= INFORMATION PROVIDED =
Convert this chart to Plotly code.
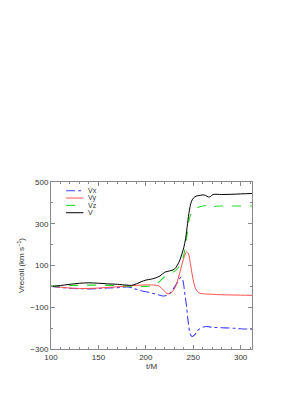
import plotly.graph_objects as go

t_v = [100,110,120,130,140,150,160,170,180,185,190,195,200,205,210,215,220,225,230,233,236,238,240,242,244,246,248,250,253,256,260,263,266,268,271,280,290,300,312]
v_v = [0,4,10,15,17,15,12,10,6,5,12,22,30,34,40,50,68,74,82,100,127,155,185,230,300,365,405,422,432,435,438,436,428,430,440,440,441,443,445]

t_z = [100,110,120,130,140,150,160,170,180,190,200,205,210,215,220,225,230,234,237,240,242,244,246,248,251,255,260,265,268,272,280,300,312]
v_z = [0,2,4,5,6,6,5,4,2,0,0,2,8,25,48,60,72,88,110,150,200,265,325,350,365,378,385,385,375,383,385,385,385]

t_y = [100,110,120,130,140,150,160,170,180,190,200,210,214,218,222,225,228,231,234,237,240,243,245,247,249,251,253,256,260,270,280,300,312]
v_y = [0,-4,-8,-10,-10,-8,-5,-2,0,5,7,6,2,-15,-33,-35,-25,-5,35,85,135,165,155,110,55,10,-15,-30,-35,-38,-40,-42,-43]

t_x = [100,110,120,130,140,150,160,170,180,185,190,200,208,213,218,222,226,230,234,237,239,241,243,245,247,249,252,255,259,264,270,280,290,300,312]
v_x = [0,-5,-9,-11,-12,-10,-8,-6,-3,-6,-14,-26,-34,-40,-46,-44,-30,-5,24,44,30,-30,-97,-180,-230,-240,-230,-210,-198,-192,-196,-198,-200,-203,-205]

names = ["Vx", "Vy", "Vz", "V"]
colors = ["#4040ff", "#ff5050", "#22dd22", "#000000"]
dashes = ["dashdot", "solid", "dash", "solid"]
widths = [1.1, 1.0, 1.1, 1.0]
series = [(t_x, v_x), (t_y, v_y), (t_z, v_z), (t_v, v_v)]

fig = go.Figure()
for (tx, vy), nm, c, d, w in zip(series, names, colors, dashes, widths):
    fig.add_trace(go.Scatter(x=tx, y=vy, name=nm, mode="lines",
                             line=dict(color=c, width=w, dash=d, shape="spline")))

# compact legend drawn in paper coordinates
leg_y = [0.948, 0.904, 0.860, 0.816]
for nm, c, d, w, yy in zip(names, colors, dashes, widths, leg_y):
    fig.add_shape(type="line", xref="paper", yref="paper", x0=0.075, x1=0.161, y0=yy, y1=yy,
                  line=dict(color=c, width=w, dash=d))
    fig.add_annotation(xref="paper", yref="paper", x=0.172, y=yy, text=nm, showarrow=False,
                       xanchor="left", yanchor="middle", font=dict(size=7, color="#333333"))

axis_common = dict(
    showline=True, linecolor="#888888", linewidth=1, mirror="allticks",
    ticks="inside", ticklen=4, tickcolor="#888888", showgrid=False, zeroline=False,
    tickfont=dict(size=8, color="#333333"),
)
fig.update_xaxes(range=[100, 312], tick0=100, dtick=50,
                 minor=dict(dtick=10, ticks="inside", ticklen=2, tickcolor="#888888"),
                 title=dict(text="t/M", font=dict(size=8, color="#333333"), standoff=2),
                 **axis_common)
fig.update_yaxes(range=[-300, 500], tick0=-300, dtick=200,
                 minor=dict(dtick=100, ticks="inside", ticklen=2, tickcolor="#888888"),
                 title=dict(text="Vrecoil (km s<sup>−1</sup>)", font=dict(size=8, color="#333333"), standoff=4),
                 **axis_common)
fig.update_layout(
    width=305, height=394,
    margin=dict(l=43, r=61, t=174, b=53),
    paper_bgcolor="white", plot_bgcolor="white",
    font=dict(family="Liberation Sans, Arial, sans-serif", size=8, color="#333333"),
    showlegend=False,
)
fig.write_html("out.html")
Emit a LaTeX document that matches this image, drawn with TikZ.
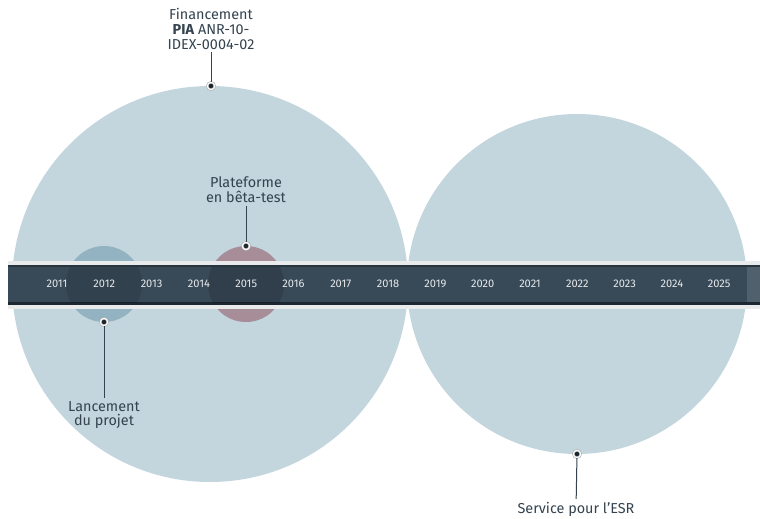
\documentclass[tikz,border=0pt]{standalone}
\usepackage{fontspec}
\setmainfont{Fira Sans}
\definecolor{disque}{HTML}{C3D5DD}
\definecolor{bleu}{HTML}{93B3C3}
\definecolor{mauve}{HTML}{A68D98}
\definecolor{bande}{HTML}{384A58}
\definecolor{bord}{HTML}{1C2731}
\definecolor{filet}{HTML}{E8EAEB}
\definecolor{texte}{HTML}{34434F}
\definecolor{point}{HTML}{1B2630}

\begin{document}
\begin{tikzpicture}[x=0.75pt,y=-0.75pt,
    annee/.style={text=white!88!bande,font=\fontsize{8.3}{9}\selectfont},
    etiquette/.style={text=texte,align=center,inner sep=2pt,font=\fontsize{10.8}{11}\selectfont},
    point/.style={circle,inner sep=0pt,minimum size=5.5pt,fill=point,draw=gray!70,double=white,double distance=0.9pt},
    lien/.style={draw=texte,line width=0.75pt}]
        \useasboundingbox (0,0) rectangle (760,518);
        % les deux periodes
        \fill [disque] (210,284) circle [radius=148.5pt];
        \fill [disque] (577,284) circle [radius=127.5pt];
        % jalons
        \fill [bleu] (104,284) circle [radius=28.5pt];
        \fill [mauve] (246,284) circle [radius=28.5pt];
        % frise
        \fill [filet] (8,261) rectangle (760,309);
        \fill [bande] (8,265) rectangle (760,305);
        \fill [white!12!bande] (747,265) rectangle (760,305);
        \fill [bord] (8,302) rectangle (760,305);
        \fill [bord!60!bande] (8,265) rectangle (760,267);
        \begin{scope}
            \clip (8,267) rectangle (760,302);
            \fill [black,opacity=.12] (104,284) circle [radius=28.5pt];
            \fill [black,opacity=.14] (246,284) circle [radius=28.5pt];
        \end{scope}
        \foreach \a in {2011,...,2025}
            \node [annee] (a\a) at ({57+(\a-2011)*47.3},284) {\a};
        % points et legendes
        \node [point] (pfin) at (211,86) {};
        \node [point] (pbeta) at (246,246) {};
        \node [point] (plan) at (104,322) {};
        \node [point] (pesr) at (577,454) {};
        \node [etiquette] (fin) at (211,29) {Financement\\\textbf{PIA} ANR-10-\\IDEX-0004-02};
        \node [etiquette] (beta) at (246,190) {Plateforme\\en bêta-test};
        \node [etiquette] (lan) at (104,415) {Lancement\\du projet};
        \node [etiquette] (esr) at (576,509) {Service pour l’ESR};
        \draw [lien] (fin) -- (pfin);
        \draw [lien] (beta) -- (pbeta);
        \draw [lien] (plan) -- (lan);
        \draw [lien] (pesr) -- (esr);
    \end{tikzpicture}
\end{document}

= WORK TO DO =
Everything from the first line to the line with "import plotly.graph_objects as go" must be repeated exactly, and nothing else. Leave the pictures out.

= FULL OUTPUT =
Convert this chart to Plotly code.
import plotly.graph_objects as go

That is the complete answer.